In such a moment, even disruption is disrupted, one finds discontinuity even within the discontinuity, incoherence within incoherence. On the streets sitting-down spots and byways, promiscuous displays of dysfunctionality, and just down the block, or at the next table over, promiscuous displays of robot-like serviceability.

 

How many Poland Springs bottles filled with piss wake up in the gutters of NYC each morning? Do they wonder how they got here?

Ah, these pigs – they take everything for grunted

 

Evidence of cellular technology usage in medieval England. York Minster Cathedral. Lady Chapel, clerestory, south window. Mid 14th c.
Evidence of cellular technology usage in medieval England. York Minster Cathedral. Lady Chapel, clerestory, south window. Mid 14th c.

 

Certainly, one can mainline various species of qi via love, lust, anger, drugs, drama, and the whole panoply of adrenaline-arousing practices. But one can also give and receive qi in a less concentrated but also less disruptive form by tuning into that which is in continuous actualization, both within one’s body and the world.

 

I was a Baal Shem Tov for the KGB

 

One of the reasons the West has such difficulty evolving new social forms – wrenching itself from shock to spasmodic movement to stasis to shock – is that it insists on thinking categorically: in creating distinctions that are more or less immutable and that form the matrix of a narrative that both problematizes and seeks to explicate the mysteries of existence.

We will, in a crisis, or under pressure of circumstances, exchange old categories for new ones (q.v. the often agonizing metamorphoses recounted in Ovid, pantheism for monotheism, feudalism for capitalism, social democracy for fascism, faith for reason, slavery for labor unions and voluntary debt, racism for tolerance, calisthenics for yoga), but we have not yet been able to invent our way out of a categorical mode of thought, nor imagine forsaking categories as our dominant technique for structuring reality. Consequently, one heroically thinks oneself outside the box, only to find oneself in another box one must labor heroically to think outside of. Private property’s greatest appeal may, ultimately, be that it insures that at least we can own the box we’re trapped in.

The closest we get to evolution, then, is repetition and, frequently only in extreme circumstances, variation.
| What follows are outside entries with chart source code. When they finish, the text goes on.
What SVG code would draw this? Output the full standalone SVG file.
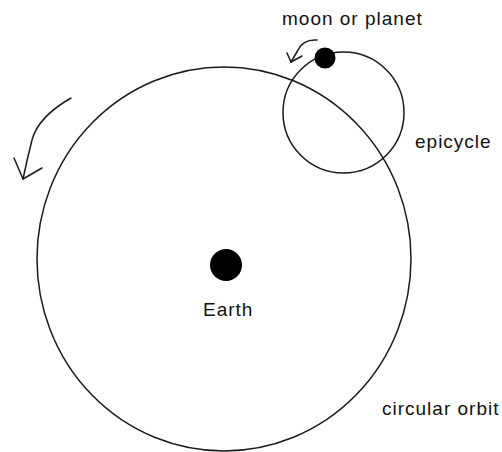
<svg xmlns="http://www.w3.org/2000/svg" width="502" height="452" viewBox="0 0 502 452">
<style>
.ln{fill:none;stroke:#1a1a1a;stroke-width:1.5;stroke-linecap:round;stroke-linejoin:round}
.dot{fill:#000}
.lbl{font-family:"Liberation Sans",Arial,sans-serif;font-size:19px;letter-spacing:1px;fill:#111}
</style>
<rect width="502" height="452" fill="#fff"/>
<g id="orbit">
<ellipse class="ln" cx="224" cy="259" rx="187" ry="192"/>
<text class="lbl" x="382" y="415">circular orbit</text>
</g>
<g id="epicycle">
<circle class="ln" cx="343.5" cy="112.5" r="60.5"/>
<text class="lbl" x="415" y="148">epicycle</text>
</g>
<g id="earth">
<circle class="dot" cx="226" cy="265" r="16"/>
<text class="lbl" x="203" y="316">Earth</text>
</g>
<g id="planet">
<circle class="dot" cx="325" cy="58" r="10.5"/>
<text class="lbl" x="282" y="25">moon or planet</text>
</g>
<g id="connectors">
<path class="ln" d="M317,40 Q303,39 298,50 L291,62"/>
<path class="ln" d="M287,53 L291,62 L302,56"/>
<path class="ln" d="M71,98 C50,110 36,125 32,140 Q27,160 23,179"/>
<path class="ln" d="M14,158 L23,179 L42,168"/>
</g>
</svg>
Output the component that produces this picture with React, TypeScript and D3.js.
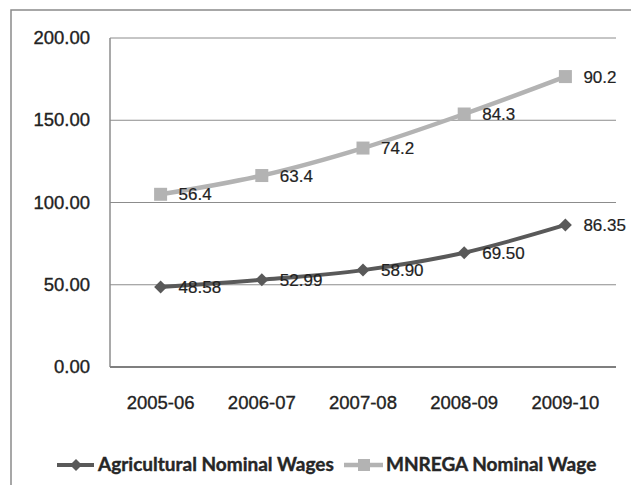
import React from "react";
import * as d3 from "d3";

const categories = ["2005-06", "2006-07", "2007-08", "2008-09", "2009-10"];
const agriWages = [48.58, 52.99, 58.9, 69.5, 86.35];
const agriLabels = ["48.58", "52.99", "58.90", "69.50", "86.35"];
const mnregaWages = [56.4, 63.4, 74.2, 84.3, 90.2];
const mnregaLabels = ["56.4", "63.4", "74.2", "84.3", "90.2"];
const yTicks = [0, 50, 100, 150, 200];
const seriesNames = ["Agricultural Nominal Wages", "MNREGA Nominal Wage"];

const W = 631;
const H = 485;
const plot = { left: 110, right: 616, top: 38, bottom: 367 };
const sans = "'Liberation Sans', Arial, sans-serif";

export default function App() {
  const x = d3.scaleBand<string>().domain(categories).range([plot.left, plot.right]);
  const y = d3.scaleLinear().domain([0, 200]).range([plot.bottom, plot.top]);
  const cx = (c: string) => (x(c) as number) + x.bandwidth() / 2;

  // Stacked line: second series sits on top of first
  const stacked = mnregaWages.map((v, i) => v + agriWages[i]);

  const line = d3
    .line<number>()
    .x((_, i) => cx(categories[i]))
    .y((d) => y(d))
    .curve(d3.curveCardinal.tension(0));

  const agriColor = "#595959";
  const mnColor = "#b3b3b3";
  const textColor = "#222";
  const diamond = (px: number, py: number, r: number) =>
    `M${px},${py - r}L${px + r},${py}L${px},${py + r}L${px - r},${py}Z`;

  const axisText = { fontFamily: sans, fontSize: 18.5, fill: textColor, stroke: textColor, strokeWidth: 0.35 };
  const dataText = { fontFamily: sans, fontSize: 17, fill: textColor, stroke: textColor, strokeWidth: 0.2 };
  const legendText = { fontFamily: "Lato, sans-serif", fontWeight: "bold" as const, fontSize: 19, fill: "#262626", stroke: "#262626", strokeWidth: 0.4 };

  return (
    <svg
      width={W}
      height={H}
      style={{ position: "absolute", left: 0, top: 0, background: "#fff" }}
    >
      <rect x={11} y={10} width={700} height={600} fill="#fff" stroke="#8a8a8a" strokeWidth={1.5} />

      {yTicks.filter((t) => t > 0).map((t) => (
        <line key={t} x1={plot.left} x2={plot.right} y1={y(t)} y2={y(t)} stroke="#8c8c8c" strokeWidth={1} />
      ))}
      <line x1={plot.left} x2={plot.left} y1={plot.top} y2={plot.bottom} stroke="#8c8c8c" strokeWidth={1.5} />
      <line x1={plot.left} x2={plot.right} y1={plot.bottom} y2={plot.bottom} stroke="#7f7f7f" strokeWidth={2} />

      {yTicks.map((t) => (
        <text key={t} x={90} y={y(t) + 6} textAnchor="end" {...axisText}>
          {t.toFixed(2)}
        </text>
      ))}

      {categories.map((c) => (
        <text key={c} x={cx(c)} y={409} textAnchor="middle" {...axisText}>
          {c}
        </text>
      ))}

      <path d={line(stacked) || ""} fill="none" stroke={mnColor} strokeWidth={4.5} />
      {stacked.map((v, i) => (
        <rect key={i} x={cx(categories[i]) - 6.5} y={y(v) - 6.5} width={13} height={13} fill={mnColor} />
      ))}

      <path d={line(agriWages) || ""} fill="none" stroke={agriColor} strokeWidth={4} />
      {agriWages.map((v, i) => (
        <path key={i} d={diamond(cx(categories[i]), y(v), 6.5)} fill={agriColor} />
      ))}

      {stacked.map((v, i) => (
        <text key={i} x={cx(categories[i]) + 18} y={y(v) + 6} {...dataText}>
          {mnregaLabels[i]}
        </text>
      ))}
      {agriWages.map((v, i) => (
        <text key={i} x={cx(categories[i]) + 18} y={y(v) + 6} {...dataText}>
          {agriLabels[i]}
        </text>
      ))}

      {/* Legend */}
      <line x1={57} x2={94} y1={465} y2={465} stroke={agriColor} strokeWidth={4} />
      <path d={diamond(76, 465, 6)} fill={agriColor} />
      <text x={98} y={471} {...legendText}>
        {seriesNames[0]}
      </text>
      <line x1={344} x2={383} y1={465} y2={465} stroke={mnColor} strokeWidth={4.5} />
      <rect x={358} y={459} width={12} height={12} fill={mnColor} />
      <text x={386} y={471} {...legendText}>
        {seriesNames[1]}
      </text>
    </svg>
  );
}
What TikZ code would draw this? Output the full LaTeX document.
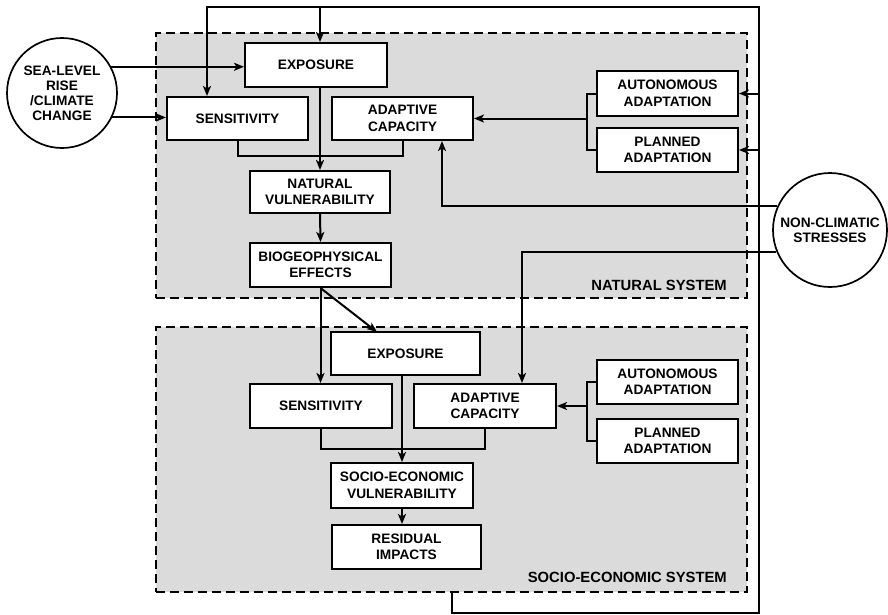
\documentclass[tikz,border=0pt]{standalone}
\usepackage{fontspec}
\setmainfont{Liberation Sans}
\usetikzlibrary{arrows.meta,calc}
\begin{document}
\begin{tikzpicture}[x=1pt,y=-1pt,
  txt/.style={font=\fontsize{13.7}{16.5}\selectfont\bfseries},
  box/.style={txt,draw,line width=2pt,fill=white,minimum width=#1,minimum height=44pt,inner sep=0pt,align=center},
  box/.default=141pt,
  circ/.style={draw,circle,line width=1.7pt,fill=white,inner sep=0pt,align=center,font=\fontsize{13.7}{15}\selectfont\bfseries},
  sysbox/.style={draw,line width=2pt,dash pattern=on 9pt off 5pt,fill=gray!28,inner sep=0pt},
  lab/.style={font=\fontsize{14.8}{17}\selectfont\bfseries,inner sep=0pt},
  line/.style={line width=2pt},
  arr/.style={line width=2pt,-{Stealth[length=10pt,width=8pt,inset=2.5pt]}}
]
\useasboundingbox (0,0) rectangle (888,614);

% systems
\node[sysbox,minimum width=591pt,minimum height=265pt] (natsys) at (451.5,165.5) {};
\node[sysbox,minimum width=591pt,minimum height=265pt] (socsys) at (451.5,459.5) {};
\node[lab,anchor=base east] (natlab) at (727,290) {NATURAL SYSTEM};
\node[lab,anchor=base east] (soclab) at (727,582) {SOCIO-ECONOMIC SYSTEM};

% natural system nodes
\node[box=142pt] (nexp) at (316,65) {EXPOSURE};
\node[box,minimum height=43pt] (nsen) at (237.5,118.5) {SENSITIVITY};
\node[box,minimum height=43pt] (nac) at (402.5,118.5) {ADAPTIVE\\CAPACITY};
\node[box=140pt,minimum height=42pt] (nvul) at (320,192) {NATURAL\\VULNERABILITY};
\node[box] (nbio) at (320.5,265) {BIOGEOPHYSICAL\\EFFECTS};
\node[box,minimum height=45pt] (naut) at (667.5,93.5) {AUTONOMOUS\\ADAPTATION};
\node[box] (npla) at (667.5,150) {PLANNED\\ADAPTATION};

% socio-economic nodes
\node[box=149pt,minimum height=43pt] (sexp) at (405.5,353.5) {EXPOSURE};
\node[box=142pt] (ssen) at (321,406) {SENSITIVITY};
\node[box=142pt] (sac) at (485,406) {ADAPTIVE\\CAPACITY};
\node[box=142pt,minimum height=45pt] (svul) at (402,485.5) {SOCIO-ECONOMIC\\VULNERABILITY};
\node[box=149pt] (sres) at (406.5,547) {RESIDUAL\\IMPACTS};
\node[box] (saut) at (667.5,382) {AUTONOMOUS\\ADAPTATION};
\node[box] (spla) at (667.5,441) {PLANNED\\ADAPTATION};

% external drivers
\node[circ,minimum size=110pt] (slr) at (62,93) {SEA-LEVEL\\RISE\\/CLIMATE\\CHANGE};
\node[circ,minimum size=114pt] (ncs) at (830,230) {NON-CLIMATIC\\STRESSES};

% helper coordinates
\coordinate (fb1) at (452,613);
\coordinate (fb2) at (759,613);
\coordinate (fb3) at (759,7);
\coordinate (fb4) at (207,7);
\coordinate (k1) at (442,0);
\coordinate (k2) at (522,0);
\coordinate (d1) at (377,332);

% feedback loop
\draw[arr] (fb1 |- socsys.south) -- (fb1) -- (fb2) -- (fb3) -- (fb4) -- (fb4 |- nsen.north);
\draw[arr] (fb4 -| nvul.north) -- (nexp.north -| nvul.north);
\draw[arr] (naut.east -| fb3) -- (naut.east);
\draw[arr] (npla.east -| fb3) -- (npla.east);

% sea-level rise
\draw[arr] (slr.28) -- (slr.28 -| nexp.west);
\draw[arr] (slr.-26) -- (slr.-26 -| nsen.west);

% natural system flow
\draw[line] (nsen.south) -- ++(0,15) -| (nac.south);
\draw[arr] (nexp.south -| nvul.north) -- (nvul.north);
\draw[arr] (nvul.south) -- (nbio.north);
\draw[line] (naut.west) -- ++(-9,0) |- (npla.west);
\draw[arr] ($(nac.east -| naut.west)+(-9,0)$) -- (nac.east);

% non-climatic stresses
\draw[arr] (ncs.156) -- (ncs.156 -| k1) -- (k1 |- nac.south);
\draw[arr] (ncs.202) -- (ncs.202 -| k2) -- (k2 |- sac.north);

% natural -> socio-economic
\draw[arr] (nbio.south) -- (nbio.south |- ssen.north);
\draw[arr] (nbio.south) -- (d1);

% socio-economic flow
\draw[line] (ssen.south) -- ++(0,20) -| (sac.south);
\draw[arr] (sexp.south -| svul.north) -- (svul.north);
\draw[arr] (svul.south) -- (svul.south |- sres.north);
\draw[line] (saut.west) -- ++(-9,0) |- (spla.west);
\draw[arr] ($(sac.east -| saut.west)+(-9,0)$) -- (sac.east);
\end{tikzpicture}
\end{document}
An appreciation of the functional limitation of the categorical mode of thought, constituting as it does in itself a kind of mental prison, may help reveal why, for example, our culture is obsessed both with prisons, and with freedom. It may also illuminate the conceptual precondition that allows the things we consider to be social evils to persist, and to even develop more virulent and perverse manifestations, despite our attempts at moral and legal suppression.

 

Got my logos workin’ but it just don’t work on thou – I mean dao

 

Turn left at Wal-Mart

 

Platonic solidarity forever

 

I was a Platonic Solid for the FBI

 

Tax the guilty!

 

Let them eat apps.

 

Hypotaxis, mon amour;

Jim Crow in the Animal Farm of Grammar.

 

On the other foot, parataxis strikes deep.

Even gods and demons fear the sequence of four unwinding, chain-linking or strung-together words.

 

I dreamed I saw Dad in mom’s Freudian slip

 

rubbr.bwc

 

A pair of praxes walk into a bar…

 

There is a logos in Spanish Harlem…

 

And The Velveteen Logic: it becomes more lovable, more filled with spirit resonance the more threadbare it becomes.